An extremely important case involving union “agency fees” or “fair share fees” is up first today, Janus v. AFSCME. In order to prevent discrimination based on union membership, the National Labor Relations Act requires that all employees be covered by a union contract — so workers are not getting different wages or working conditions depending solely on whether or not they joined the union.  But negotiating, administering, and enforcing a contract costs money.  Therefore, the Supreme Court held in Abood v. Detroit Board of Education (1977) that even employees who decline to join the union can be required to pay the union for these expenses.  Unions are required to calculate their spending precisely, and bill non-members an appropriate fraction of the membership fee; only money collected from voluntary members may be spent on non-workplace activities (like electoral campaigns).  This principle has been under attack in recent years, and many people predicted that Justice Scalia would have been the fifth vote to reverse these precedents if he hadn’t died after cert. was granted in Friedrichs v. California Teachers Ass’n but before a decision was issued.  The resulting 4-4 split left in place the Circuit court’s decision, which had ruled for the union based on those longstanding precedents.  This case brings the issue back to the Court. Scotusblog has a useful overview as well as an online symposium with a range of views.  This is a very important case and will draw a lot of attention — and early and long lines to get inside, but also press conferences and protests out front.

Ohio v. American Express is an antitrust case, arising out of differences in how AmEx, compared with Visa and MasterCard, set prices and work with merchants.  The Second Circuit sided with AmEx, but an unusually wide range of organizations are lining up on the other side.

Tuesday, February 27

The clash of new technology and old legal presumptions is on display in US v. Microsoft.  The federal government served a subpoena on Microsoft at their Washington state headquarters for emails of a suspected drug dealer. It agreed to turn over records stored in the US, but not the content of the emails, which were stored in servers in Ireland.  There is a general presumption that US laws do not apply outside the US (extraterritorial application), and the Court has never resolved how this relates to the Stored Communications Act or technology of this nature in general.  There are lots of interesting and nuanced concerns about effectiveness of our laws but the need to avoid putting international actors in a conflict with other countries’ laws.  Scotusblog has an overview and an online symposium with some really compelling insights.

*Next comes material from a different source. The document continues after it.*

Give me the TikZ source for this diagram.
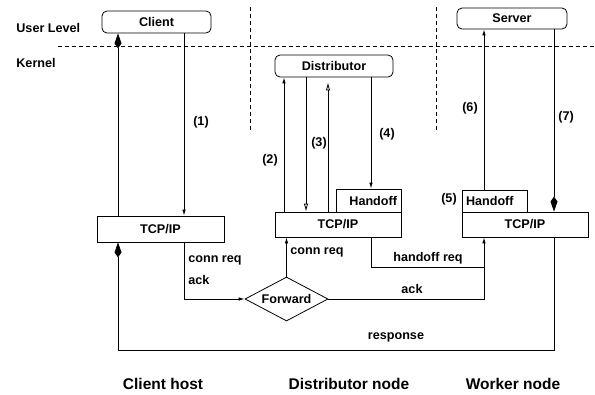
\documentclass[tikz,border=0pt]{standalone}
\usepackage{fontspec}
\setmainfont{Liberation Sans}
\usepackage{tikz}
\usetikzlibrary{shapes,arrows,positioning,calc,arrows.meta}

\tikzset{
  lbl/.style={font=\fontsize{12.6}{14}\selectfont\bfseries, inner sep=0pt},
  big/.style={font=\fontsize{15.5}{18}\selectfont\bfseries, inner sep=0pt},
  app/.style={draw, rounded corners=5pt, lbl},
  stack/.style={draw, lbl, inner xsep=4pt},
  sm/.style={-{Latex[length=6pt,width=3.5pt]}},
  op/.style={-{Latex[open,length=8pt,width=4.5pt]}},
  kt/.style={-{Kite[length=15pt,width=7pt,inset=5pt]}},
  sep/.style={dash pattern=on 4pt off 3pt, line width=0.7pt}
}

\begin{document}
\begin{tikzpicture}[x=1pt,y=-1pt,line width=0.8pt]
    \useasboundingbox (0,0) rectangle (595,394);

    % Levels
    \draw [sep] (58,46) -- (595,46);
    \draw [sep] (250,7) -- (250,133);
    \draw [sep] (436,7) -- (436,133);
    \node [lbl, anchor=west] (ulevel) at (16,28) {User Level};
    \node [lbl, anchor=west] (klevel) at (16,63) {Kernel};

    % line columns
    \coordinate (xa) at (118,0);
    \coordinate (xb) at (184,0);
    \coordinate (xc) at (284,0);
    \coordinate (xd) at (306,0);
    \coordinate (xe) at (328,0);
    \coordinate (xf) at (371,0);
    \coordinate (xg) at (484,0);
    \coordinate (xh) at (554,0);

    % Client host
    \node [app, minimum width=109, minimum height=22] (client) at (156.5,22) {Client};
    \node [stack, minimum width=127, minimum height=26] (tcpc) at (160.5,229) {TCP/IP};
    \draw [kt] (tcpc.north -| xa) -- (client.south -| xa);
    \draw [sm] (client.south -| xb) -- (tcpc.north -| xb);
    \node [lbl] (n1) at (201,122) {(1)};

    % Distributor node
    \node [app, minimum width=118, minimum height=22] (dist) at (334,66) {Distributor};
    \node [stack, minimum width=126, minimum height=25] (tcpd) at (338,224.5) {TCP/IP};
    \node [stack, text width=57, align=right, minimum height=23] (hod) at (368.5,200.5) {Handoff};
    \node [draw, diamond, lbl, aspect=1.9, minimum width=83, minimum height=44] (fwd) at (286.5,299) {Forward};
    \draw [sm] (tcpd.north -| xc) -- (dist.south -| xc);
    \draw [op] (dist.south -| xd) -- (tcpd.north -| xd);
    \draw [op] (tcpd.north -| xe) -- ($(dist.south -| xe)+(0,5)$);
    \draw [sm] (dist.south -| xf) -- (hod.north -| xf);
    \node [lbl] (n2) at (270,160) {(2)};
    \node [lbl] (n3) at (319,143) {(3)};
    \node [lbl] (n4) at (387,134) {(4)};

    % Worker node
    \node [app, minimum width=110, minimum height=21] (server) at (512,18.5) {Server};
    \node [stack, minimum width=126, minimum height=25] (tcpw) at (525,224.5) {TCP/IP};
    \node [stack, text width=57, align=left, minimum height=22] (how) at (494.5,201) {Handoff};
    \draw [sm] (how.north -| xg) -- (server.south -| xg);
    \draw [kt] (server.south -| xh) -- (tcpw.north -| xh);
    \node [lbl] (n5) at (449,199) {(5)};
    \node [lbl] (n6) at (470,108) {(6)};
    \node [lbl] (n7) at (566,117) {(7)};

    % Messages
    \coordinate (hj) at ($(tcpw.south -| xg)+(0,30)$);
    \draw [sm] (tcpc.south -| xb) |- (fwd.west);
    \node [lbl, anchor=west] (creq1) at (188,260) {conn req};
    \node [lbl, anchor=west] (ack1) at (188,280) {ack};
    \draw [sm] (fwd.north) -- (tcpd.south -| fwd.north);
    \node [lbl, anchor=west] (creq2) at (290,252) {conn req};
    \draw [sm] (tcpd.south -| xf) |- (hj) -- (tcpw.south -| xg);
    \node [lbl] (hreq) at (428,258) {handoff req};
    \draw (fwd.east) -| (hj);
    \node [lbl] (ack2) at (412,289) {ack};
    \draw [kt] (tcpw.south -| xh) -- ++(0,113) -| (tcpc.south -| xa);
    \node [lbl] (resp) at (396,337) {response};

    % Hosts
    \node [big] (hclient) at (163,384) {Client host};
    \node [big] (hdist) at (349,384) {Distributor node};
    \node [big] (hworker) at (513,384) {Worker node};
\end{tikzpicture}
\end{document}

An absurd example of First Amendment retaliation hits an 11th Circuit doctrine in Lozman v. City of Riviera Beach, Florida.  During the public comment portion of a City Council meeting, Mr. Lozman was instructed by a council member not to discuss his opposition to an eminent domain plan, and he was arrested when he persisted.  The transcript of an earlier meeting revealed a plan by council members to “intimidate” him.  He sued, but lost the trial and sought a new trial on various grounds.  The 11th Circuit held that the police officer had probable cause to arrest him for disrupting a public meeting, and therefore there could be no lawsuit for unconstitutional retaliation or any other grounds, because of the Circuit’s rule that a finding of probable cause bars any other such claims.  See this overview and the ACLU position.

Wednesday, February 28

First Amendment protection for political expression at the voting booth is the issue in Minnesota Voters Alliance v. Mansky:  “Whether Minnesota statute Section 211B.11, which broadly bans all political apparel at the polling place, is facially overbroad under the First Amendment.”  Again, Scotusblog has a useful overview and interesting symposium.